In previous AF project in Pakistan, local people built bridges and cleared disaster evacuation routes for fast access. (Photo by UNDP)

Water security also featured prominently in the Pakistan  project, which was funded at just over US$ 6 million and will be implemented by UN-Habitat.  The project, “Enhancing community, local and national-level urban climate change resilience to water scarcity, caused by floods and droughts in Rawalpindi and Nowshera, Pakistan,” will work across scales, from the community to district and city levels, as well as the provincial and national levels. The project will implement community and household flood-resilient water harvesting facilities, and will help establish a national policy and regulatory framework.

UN-Habitat will also implement the US$ 6.3 million project in Viet Nam, which will enhance resilient, inclusive and sustainable eco-human settlement development through small-scale infrastructure initiatives in coastal regions of the Mekong Delta.

The US$ 9.9 million project in Tunisia, implemented by the International Fund for Agricultural Development (IFAD), is aimed at improving the climate resilience of vulnerable ecosystems, populations and livelihood infrastructure of the rural poor in the Kairouan region.

The approved regional project in Central Asia will take place in Kazakhstan, Kyrgyzstan, Tajikistan and Uzbekistan. Titled, “Reducing Vulnerabilities of Populations in the Central Asia Region from Glacier Lake Outburst Floods in a Changing Climate,” it will be implemented by the United Nations Educational, Scientific and Cultural Organization (UNESCO). Since the Fund’s funding envelope for regional projects has already been exhausted for the current fiscal year due to a number of regional projects that were approved earlier, this project will be waitlisted until the next funding envelope for regional projects becomes available from the Board in FY ‘21.
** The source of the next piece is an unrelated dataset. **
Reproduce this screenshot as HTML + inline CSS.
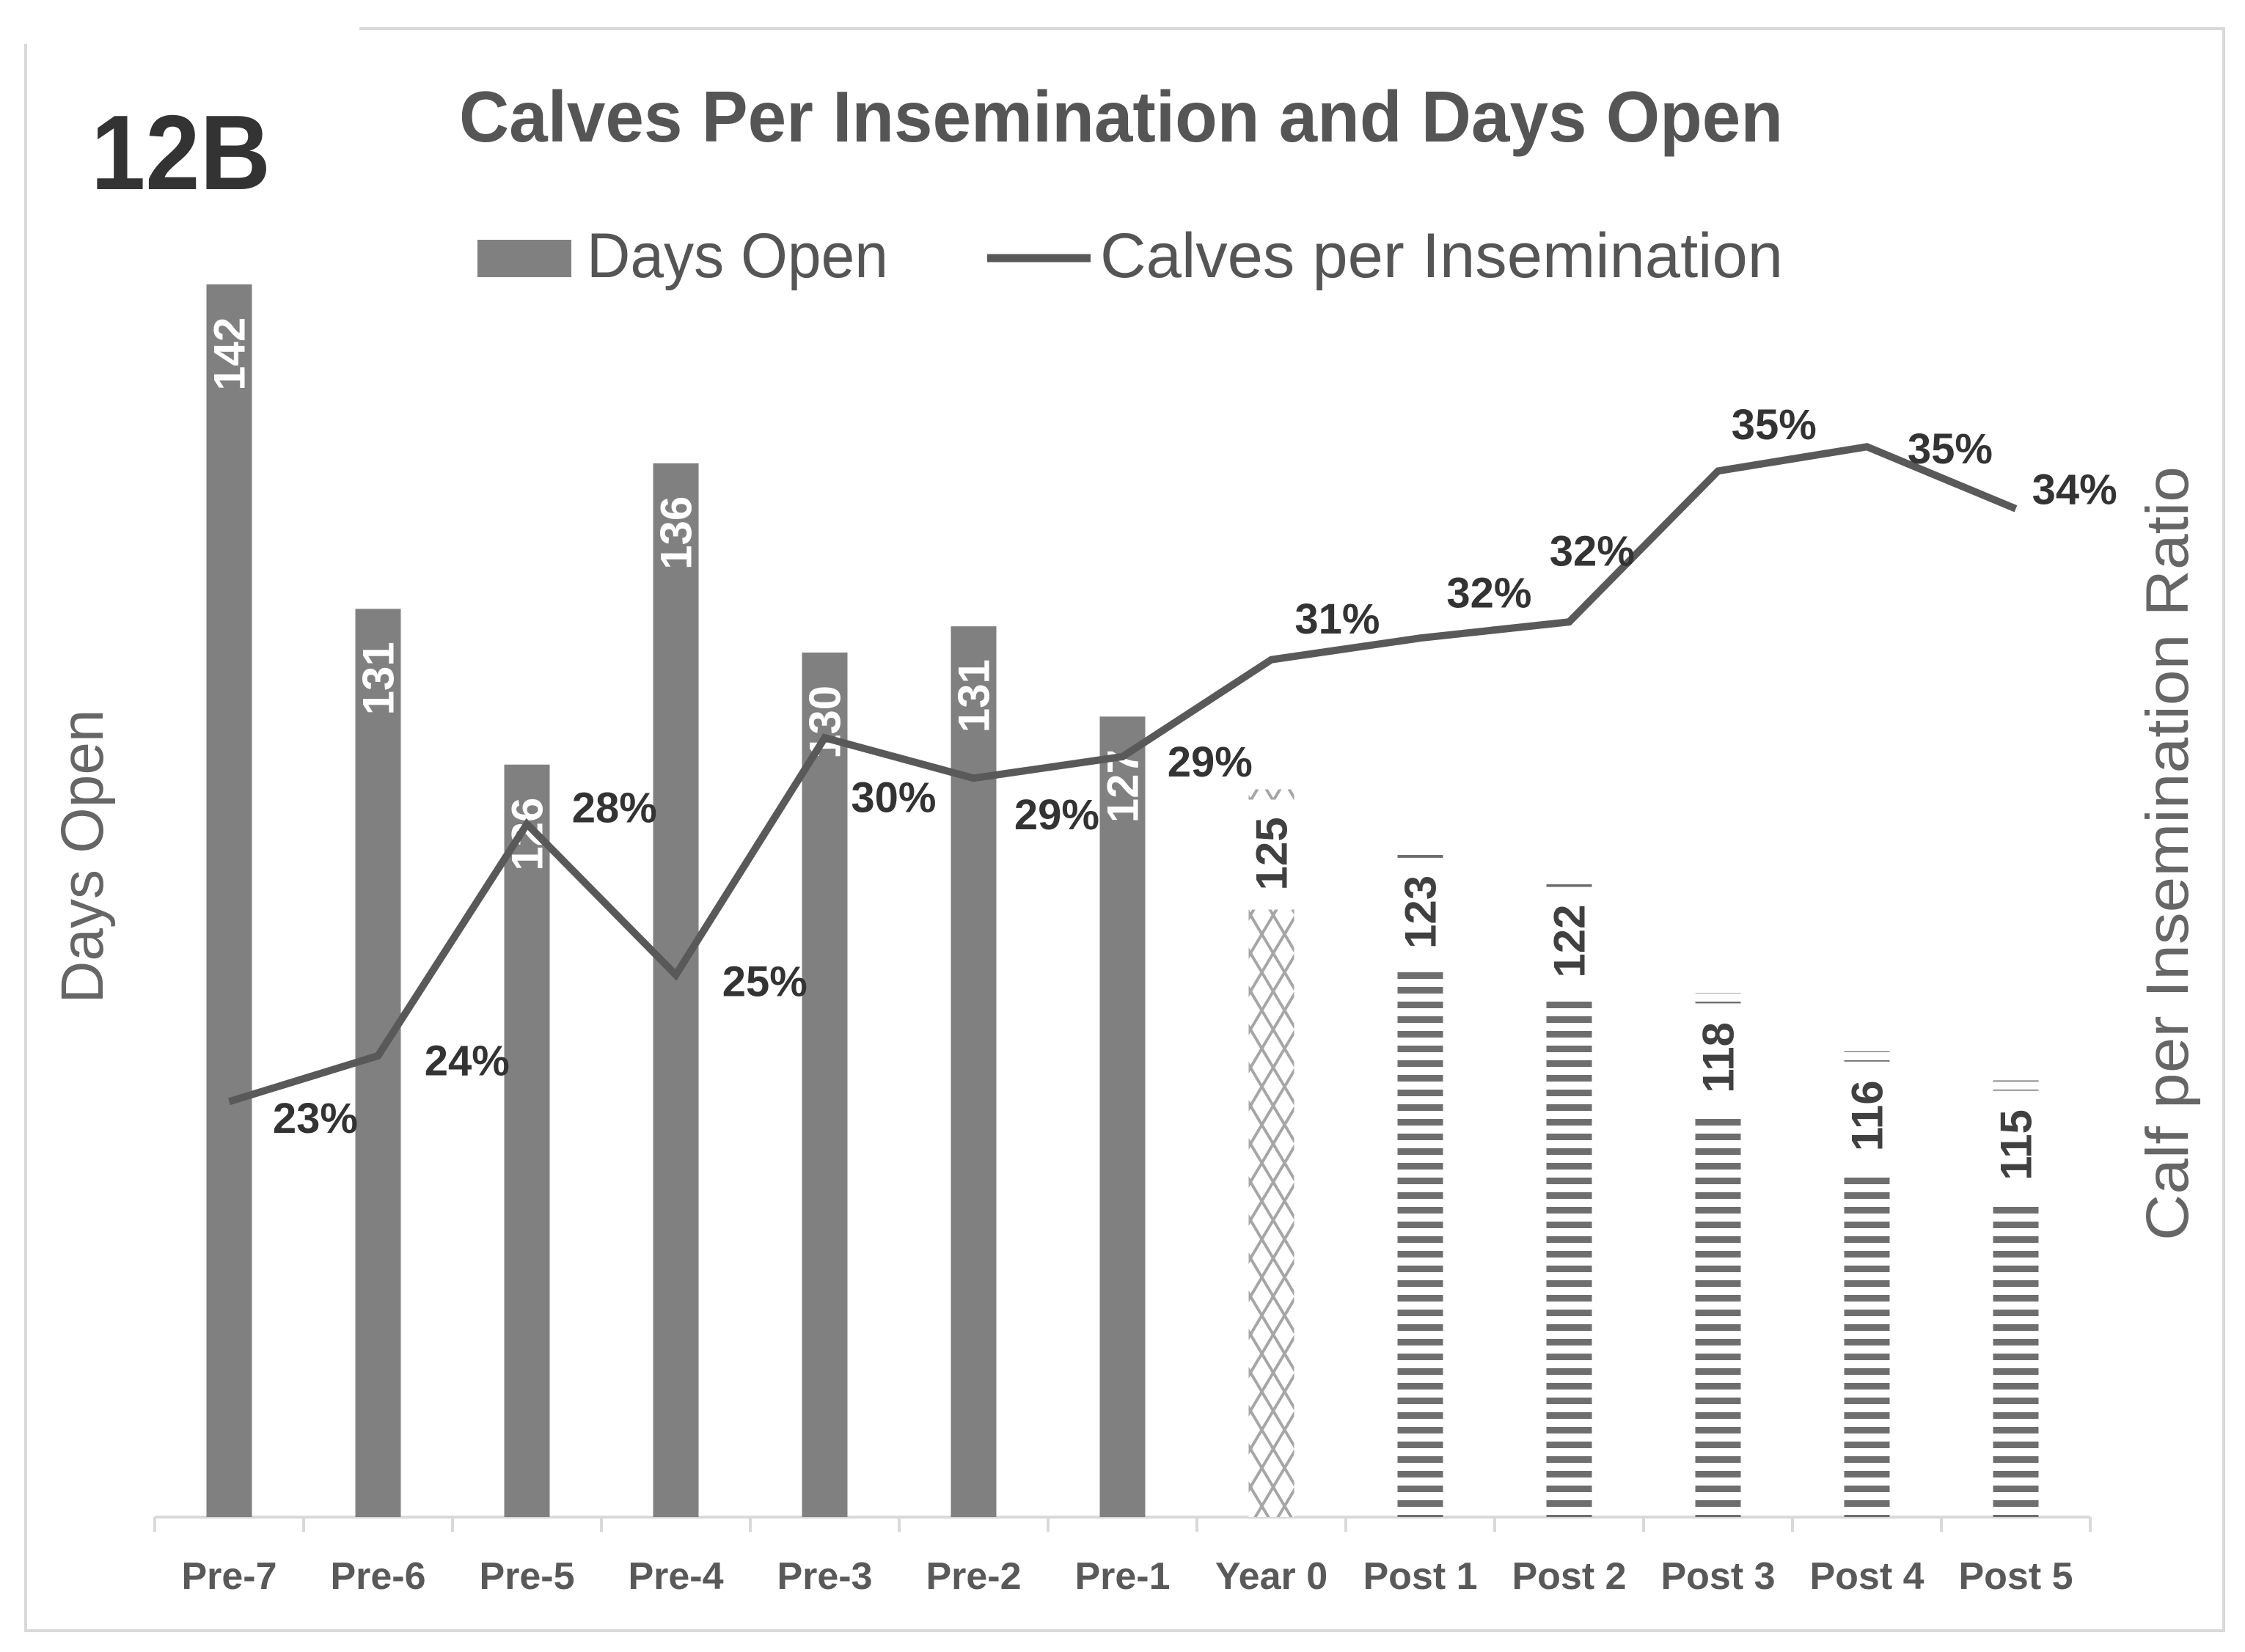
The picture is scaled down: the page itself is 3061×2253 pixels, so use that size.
<!DOCTYPE html>
<html><head><meta charset="utf-8"><style>
html,body{margin:0;padding:0;background:#fff;}
svg{display:block;font-family:"Liberation Sans",sans-serif;}
</style></head><body>
<svg id="chart" width="3061" height="2253" viewBox="0 0 3061 2253" xmlns="http://www.w3.org/2000/svg">
<defs>
<pattern id="stripes" patternUnits="userSpaceOnUse" width="20" height="20">
<rect x="0" y="0" width="20" height="20" fill="#fff"/>
<rect x="0" y="6" width="20" height="9" fill="#6e6e6e"/>
</pattern>
<pattern id="cross" patternUnits="userSpaceOnUse" width="31" height="52">
<rect width="31" height="52" fill="#fff"/>
<path d="M0 0 L31 52 M31 0 L0 52" stroke="#a6a6a6" stroke-width="4" fill="none"/>
</pattern>
</defs>
<path d="M490 39 L3032 39 L3032 2224 L35 2224 L35 60" fill="none" stroke="#d9d9d9" stroke-width="4"/>
<text x="124" y="258" font-size="145" font-weight="bold" fill="#333" textLength="245" lengthAdjust="spacingAndGlyphs">12B</text>
<text x="626" y="193" font-size="98" font-weight="bold" fill="#555" textLength="1805" lengthAdjust="spacingAndGlyphs">Calves Per Insemination and Days Open</text>
<g>
<rect x="651" y="327" width="128" height="51" fill="#808080"/>
<text x="800" y="378" font-size="86" fill="#555" textLength="411" lengthAdjust="spacingAndGlyphs">Days Open</text>
<line x1="1346" y1="352" x2="1487" y2="352" stroke="#595959" stroke-width="11"/>
<text x="1500" y="378" font-size="86" fill="#555" textLength="931" lengthAdjust="spacingAndGlyphs">Calves per Insemination</text>
</g>
<text transform="translate(140,1168) rotate(-90)" text-anchor="middle" font-size="82" fill="#666" textLength="401" lengthAdjust="spacingAndGlyphs">Days Open</text>
<text transform="translate(2983,1164) rotate(-90)" text-anchor="middle" font-size="82" fill="#666" textLength="1056" lengthAdjust="spacingAndGlyphs">Calf per Insemination Ratio</text>
<g id="plot"></g>
</svg>
<script>
const categories = ["Pre-7","Pre-6","Pre-5","Pre-4","Pre-3","Pre-2","Pre-1","Year 0","Post 1","Post 2","Post 3","Post 4","Post 5"];
const daysOpen = [142.35,131.2,125.85,136.2,129.7,130.6,127.5,125,123,122,118,116,115];
const daysOpenLabels = ["142","131","126","136","130","131","127","125","123","122","118","116","115"];
const calvesPerInsem = [23.0,23.85,28.15,25.35,29.75,29.0,29.4,31.2,31.6,31.9,34.7,35.15,34.0];
const calvesLabels = ["23%","24%","28%","25%","30%","29%","29%","31%","32%","32%","35%","35%","34%"];
const barStyle = ["solid","solid","solid","solid","solid","solid","solid","cross","stripes","stripes","stripes","stripes","stripes"];
const labelOffsets = [[60,11],[62,3],[61,-12],[62,4],[48,41],[58,25],[61,3],[46,-29],[48,-32],[16,-50],[39,-33],[58,1],[41,-14]];

const NS = "http://www.w3.org/2000/svg";
const plot = document.getElementById('plot');
const x0 = 211, x1 = 2850, base = 2069;
const bw = (x1 - x0) / categories.length;
function xC(i){ return x0 + bw * (i + 0.5); }
function yL(v){ return base - (v - 100) * 39.7; }
function yR(v){ return base - (v - 15.29) * 73.5; }
function mk(tag, attrs){ const e = document.createElementNS(NS, tag); for (const k in attrs) e.setAttribute(k, attrs[k]); plot.appendChild(e); return e; }

const axis = mk('line', {x1:x0, y1:base, x2:x1, y2:base, stroke:'#d9d9d9', 'stroke-width':4});


for (let i = 0; i <= categories.length; i++) {
  const t = mk('line', {x1:x0 + bw*i, y1:base, x2:x0 + bw*i, y2:base + 20, stroke:'#d9d9d9', 'stroke-width':4});
  
  
}
const BW = 62;
categories.forEach((c, i) => {
  const cx = xC(i), top = yL(daysOpen[i]);
  const st = barStyle[i];
  const fill = st === 'solid' ? '#808080' : (st === 'cross' ? 'url(#cross)' : 'url(#stripes)');
  const b = mk('rect', {x:cx - BW/2, y:top, width:BW, height:base - top, fill:fill});
  
  
  let ly;
  if (st === 'solid') {
    ly = top + 95;
  } else {
    ly = top + 88;
    const gap = mk('rect', {x:cx - BW/2 - 2, y:top + 14, width:BW + 4, height:150, fill:'#fff'});
    
    
  }
  const t = mk('text', {transform:'translate(' + (cx + 21) + ',' + ly + ') rotate(-90)', 'text-anchor':'middle', 'font-size':60, 'font-weight':'bold', fill: st === 'solid' ? '#fff' : '#404040'});
  t.textContent = daysOpenLabels[i];
  
  
  const xl = mk('text', {x:cx, y:2167, 'text-anchor':'middle', 'font-size':52, 'font-weight':'bold', fill:'#595959'});
  xl.textContent = c;
  
  
});
const pts = calvesPerInsem.map((v, i) => xC(i) + ',' + yR(v)).join(' ');
const line = mk('polyline', {points:pts, fill:'none', stroke:'#595959', 'stroke-width':10, 'stroke-linejoin':'miter'});


calvesPerInsem.forEach((v, i) => {
  const o = labelOffsets[i];
  const t = mk('text', {x:xC(i) + o[0]*1.956, y:yR(v) + o[1]*1.956 + 21, 'text-anchor':'middle', 'font-size':58, 'font-weight':'bold', fill:'#333'});
  t.textContent = calvesLabels[i];
  
  
});
</script>
</body></html>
The project approvals follow an earlier virtual session of the Board in April during which its new Chair, Vice-Chair, committee chairs and new members were sworn in.

The Fund’s proposed FY ’21 administrative budgets and work plan, as well as the FY ’21-’22 budget and work programme of the Fund’s Technical Evaluation Reference Group are currently under review by the Board through a separate intersessional process expected to conclude June 4.

ABOUT the ADAPTATION FUND

Since 2010, the Adaptation Fund has committed about US$ 720 million for climate change adaptation and resilience projects and programmes, including 100 concrete localized adaptation projects in the most vulnerable communities of developing countries around the world with more than 8 million direct beneficiaries. It also pioneered Direct Access, empowering countries to access funding and develop projects directly through accredited national implementing entities.